■ **PROMPT**
Write out the material exactly. Do not include the pictures.

________________________________________

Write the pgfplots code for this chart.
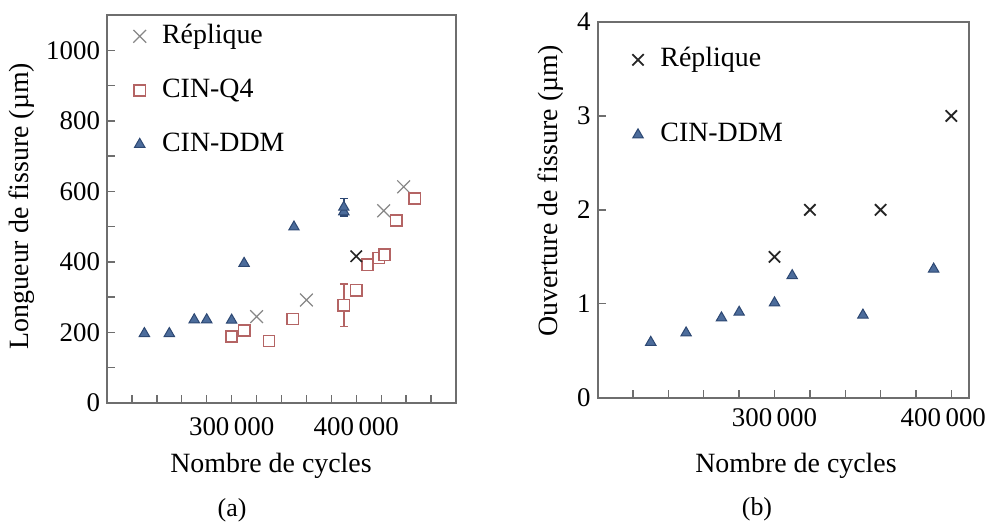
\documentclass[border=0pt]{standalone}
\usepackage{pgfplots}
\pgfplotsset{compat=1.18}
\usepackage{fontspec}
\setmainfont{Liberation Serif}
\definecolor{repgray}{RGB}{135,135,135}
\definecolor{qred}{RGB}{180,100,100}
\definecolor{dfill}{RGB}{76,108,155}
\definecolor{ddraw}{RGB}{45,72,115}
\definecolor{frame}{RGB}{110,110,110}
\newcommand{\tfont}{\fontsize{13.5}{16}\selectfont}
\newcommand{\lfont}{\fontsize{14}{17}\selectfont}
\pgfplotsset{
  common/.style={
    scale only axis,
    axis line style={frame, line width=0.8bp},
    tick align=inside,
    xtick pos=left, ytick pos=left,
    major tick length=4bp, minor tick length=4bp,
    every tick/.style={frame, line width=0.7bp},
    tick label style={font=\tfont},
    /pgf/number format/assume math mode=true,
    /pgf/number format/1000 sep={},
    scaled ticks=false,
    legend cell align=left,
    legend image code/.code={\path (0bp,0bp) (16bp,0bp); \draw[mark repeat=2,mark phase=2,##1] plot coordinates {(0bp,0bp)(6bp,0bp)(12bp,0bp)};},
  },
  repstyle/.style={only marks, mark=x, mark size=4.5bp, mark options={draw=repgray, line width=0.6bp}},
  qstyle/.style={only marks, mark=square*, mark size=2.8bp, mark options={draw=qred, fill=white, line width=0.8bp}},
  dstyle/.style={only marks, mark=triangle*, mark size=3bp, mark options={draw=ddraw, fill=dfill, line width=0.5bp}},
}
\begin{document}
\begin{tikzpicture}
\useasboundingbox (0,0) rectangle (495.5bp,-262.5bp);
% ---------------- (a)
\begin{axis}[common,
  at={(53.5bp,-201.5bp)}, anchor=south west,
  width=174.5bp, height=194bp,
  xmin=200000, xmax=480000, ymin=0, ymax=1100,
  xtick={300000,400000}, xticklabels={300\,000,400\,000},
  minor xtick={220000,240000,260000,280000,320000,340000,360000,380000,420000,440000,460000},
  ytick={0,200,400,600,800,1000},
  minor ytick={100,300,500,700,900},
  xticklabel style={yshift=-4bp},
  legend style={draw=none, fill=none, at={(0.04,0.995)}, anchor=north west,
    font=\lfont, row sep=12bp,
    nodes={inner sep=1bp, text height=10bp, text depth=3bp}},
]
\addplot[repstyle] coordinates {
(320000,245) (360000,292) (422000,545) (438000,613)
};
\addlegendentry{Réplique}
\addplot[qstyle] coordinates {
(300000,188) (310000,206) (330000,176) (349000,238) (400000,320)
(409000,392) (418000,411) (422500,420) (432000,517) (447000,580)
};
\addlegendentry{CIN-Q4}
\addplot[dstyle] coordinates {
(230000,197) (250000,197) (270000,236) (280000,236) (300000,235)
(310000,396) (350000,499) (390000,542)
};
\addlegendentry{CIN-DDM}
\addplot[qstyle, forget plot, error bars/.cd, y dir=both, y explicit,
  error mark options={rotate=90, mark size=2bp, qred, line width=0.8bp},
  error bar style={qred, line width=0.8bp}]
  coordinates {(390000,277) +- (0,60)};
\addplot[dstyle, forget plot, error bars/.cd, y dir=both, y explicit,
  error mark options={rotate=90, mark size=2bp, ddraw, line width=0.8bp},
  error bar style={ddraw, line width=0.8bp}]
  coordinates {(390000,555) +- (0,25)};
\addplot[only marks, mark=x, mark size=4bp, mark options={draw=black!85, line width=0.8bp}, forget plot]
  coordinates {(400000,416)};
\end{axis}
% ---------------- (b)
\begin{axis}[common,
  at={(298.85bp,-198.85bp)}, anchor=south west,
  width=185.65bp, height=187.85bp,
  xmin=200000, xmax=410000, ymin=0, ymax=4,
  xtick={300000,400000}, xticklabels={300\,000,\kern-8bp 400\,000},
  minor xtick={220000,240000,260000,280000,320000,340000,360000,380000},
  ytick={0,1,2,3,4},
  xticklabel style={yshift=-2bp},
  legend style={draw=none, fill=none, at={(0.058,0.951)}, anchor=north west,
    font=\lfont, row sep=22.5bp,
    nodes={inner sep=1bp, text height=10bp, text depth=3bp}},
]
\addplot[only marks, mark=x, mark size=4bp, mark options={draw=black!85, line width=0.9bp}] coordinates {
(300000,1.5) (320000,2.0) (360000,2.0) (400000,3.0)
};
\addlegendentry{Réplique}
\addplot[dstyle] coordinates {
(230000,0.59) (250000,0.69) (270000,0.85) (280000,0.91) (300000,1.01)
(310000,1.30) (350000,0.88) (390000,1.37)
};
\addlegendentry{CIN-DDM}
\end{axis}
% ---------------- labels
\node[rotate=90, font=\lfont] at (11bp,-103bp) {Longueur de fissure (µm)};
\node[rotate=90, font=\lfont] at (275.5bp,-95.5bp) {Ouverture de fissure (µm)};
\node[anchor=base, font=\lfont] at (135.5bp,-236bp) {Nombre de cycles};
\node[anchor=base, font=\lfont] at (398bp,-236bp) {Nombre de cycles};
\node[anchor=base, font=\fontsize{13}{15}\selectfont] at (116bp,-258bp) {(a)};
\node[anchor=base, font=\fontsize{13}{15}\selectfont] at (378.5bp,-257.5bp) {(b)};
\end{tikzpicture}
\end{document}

________________________________________

■ **FINAL RESULT**
Write the pgfplots code for this chart.
\documentclass[border=0pt]{standalone}
\usepackage{pgfplots}
\pgfplotsset{compat=1.18}
\usepackage{fontspec}
\setmainfont{Liberation Serif}
\definecolor{repgray}{RGB}{135,135,135}
\definecolor{qred}{RGB}{180,100,100}
\definecolor{dfill}{RGB}{76,108,155}
\definecolor{ddraw}{RGB}{45,72,115}
\definecolor{frame}{RGB}{110,110,110}
\newcommand{\tfont}{\fontsize{13.5}{16}\selectfont}
\newcommand{\lfont}{\fontsize{14}{17}\selectfont}
\pgfplotsset{
  common/.style={
    scale only axis,
    axis line style={frame, line width=0.8bp},
    tick align=inside,
    xtick pos=left, ytick pos=left,
    major tick length=4bp, minor tick length=4bp,
    every tick/.style={frame, line width=0.7bp},
    tick label style={font=\tfont},
    /pgf/number format/assume math mode=true,
    /pgf/number format/1000 sep={},
    scaled ticks=false,
    legend cell align=left,
    legend image code/.code={\path (0bp,0bp) (16bp,0bp); \draw[mark repeat=2,mark phase=2,##1] plot coordinates {(0bp,0bp)(6bp,0bp)(12bp,0bp)};},
  },
  repstyle/.style={only marks, mark=x, mark size=4.5bp, mark options={draw=repgray, line width=0.6bp}},
  qstyle/.style={only marks, mark=square*, mark size=2.8bp, mark options={draw=qred, fill=white, line width=0.8bp}},
  dstyle/.style={only marks, mark=triangle*, mark size=3bp, mark options={draw=ddraw, fill=dfill, line width=0.5bp}},
}
\begin{document}
\begin{tikzpicture}
\useasboundingbox (0,0) rectangle (495.5bp,-262.5bp);
% ---------------- (a)
\begin{axis}[common,
  at={(53.5bp,-201.5bp)}, anchor=south west,
  width=174.5bp, height=194bp,
  xmin=200000, xmax=480000, ymin=0, ymax=1100,
  xtick={300000,400000}, xticklabels={300\,000,400\,000},
  minor xtick={220000,240000,260000,280000,320000,340000,360000,380000,420000,440000,460000},
  ytick={0,200,400,600,800,1000},
  minor ytick={100,300,500,700,900},
  xticklabel style={yshift=-4bp},
  legend style={draw=none, fill=none, at={(0.04,0.995)}, anchor=north west,
    font=\lfont, row sep=12bp,
    nodes={inner sep=1bp, text height=10bp, text depth=3bp}},
]
\addplot[repstyle] coordinates {
(320000,245) (360000,292) (422000,545) (438000,613)
};
\addlegendentry{Réplique}
\addplot[qstyle] coordinates {
(300000,188) (310000,206) (330000,176) (349000,238) (400000,320)
(409000,392) (418000,411) (422500,420) (432000,517) (447000,580)
};
\addlegendentry{CIN-Q4}
\addplot[dstyle] coordinates {
(230000,197) (250000,197) (270000,236) (280000,236) (300000,235)
(310000,396) (350000,499) (390000,542)
};
\addlegendentry{CIN-DDM}
\addplot[qstyle, forget plot, error bars/.cd, y dir=both, y explicit,
  error mark options={rotate=90, mark size=2bp, qred, line width=0.8bp},
  error bar style={qred, line width=0.8bp}]
  coordinates {(390000,277) +- (0,60)};
\addplot[dstyle, forget plot, error bars/.cd, y dir=both, y explicit,
  error mark options={rotate=90, mark size=2bp, ddraw, line width=0.8bp},
  error bar style={ddraw, line width=0.8bp}]
  coordinates {(390000,555) +- (0,25)};
\addplot[only marks, mark=x, mark size=4bp, mark options={draw=black!85, line width=0.8bp}, forget plot]
  coordinates {(400000,416)};
\end{axis}
% ---------------- (b)
\begin{axis}[common,
  at={(298.85bp,-198.85bp)}, anchor=south west,
  width=185.65bp, height=187.85bp,
  xmin=200000, xmax=410000, ymin=0, ymax=4,
  xtick={300000,400000}, xticklabels={300\,000,\kern-8bp 400\,000},
  minor xtick={220000,240000,260000,280000,320000,340000,360000,380000},
  ytick={0,1,2,3,4},
  xticklabel style={yshift=-2bp},
  legend style={draw=none, fill=none, at={(0.058,0.951)}, anchor=north west,
    font=\lfont, row sep=22.5bp,
    nodes={inner sep=1bp, text height=10bp, text depth=3bp}},
]
\addplot[only marks, mark=x, mark size=4bp, mark options={draw=black!85, line width=0.9bp}] coordinates {
(300000,1.5) (320000,2.0) (360000,2.0) (400000,3.0)
};
\addlegendentry{Réplique}
\addplot[dstyle] coordinates {
(230000,0.59) (250000,0.69) (270000,0.85) (280000,0.91) (300000,1.01)
(310000,1.30) (350000,0.88) (390000,1.37)
};
\addlegendentry{CIN-DDM}
\end{axis}
% ---------------- labels
\node[rotate=90, font=\lfont] at (11bp,-103bp) {Longueur de fissure (µm)};
\node[rotate=90, font=\lfont] at (275.5bp,-95.5bp) {Ouverture de fissure (µm)};
\node[anchor=base, font=\lfont] at (135.5bp,-236bp) {Nombre de cycles};
\node[anchor=base, font=\lfont] at (398bp,-236bp) {Nombre de cycles};
\node[anchor=base, font=\fontsize{13}{15}\selectfont] at (116bp,-258bp) {(a)};
\node[anchor=base, font=\fontsize{13}{15}\selectfont] at (378.5bp,-257.5bp) {(b)};
\end{tikzpicture}
\end{document}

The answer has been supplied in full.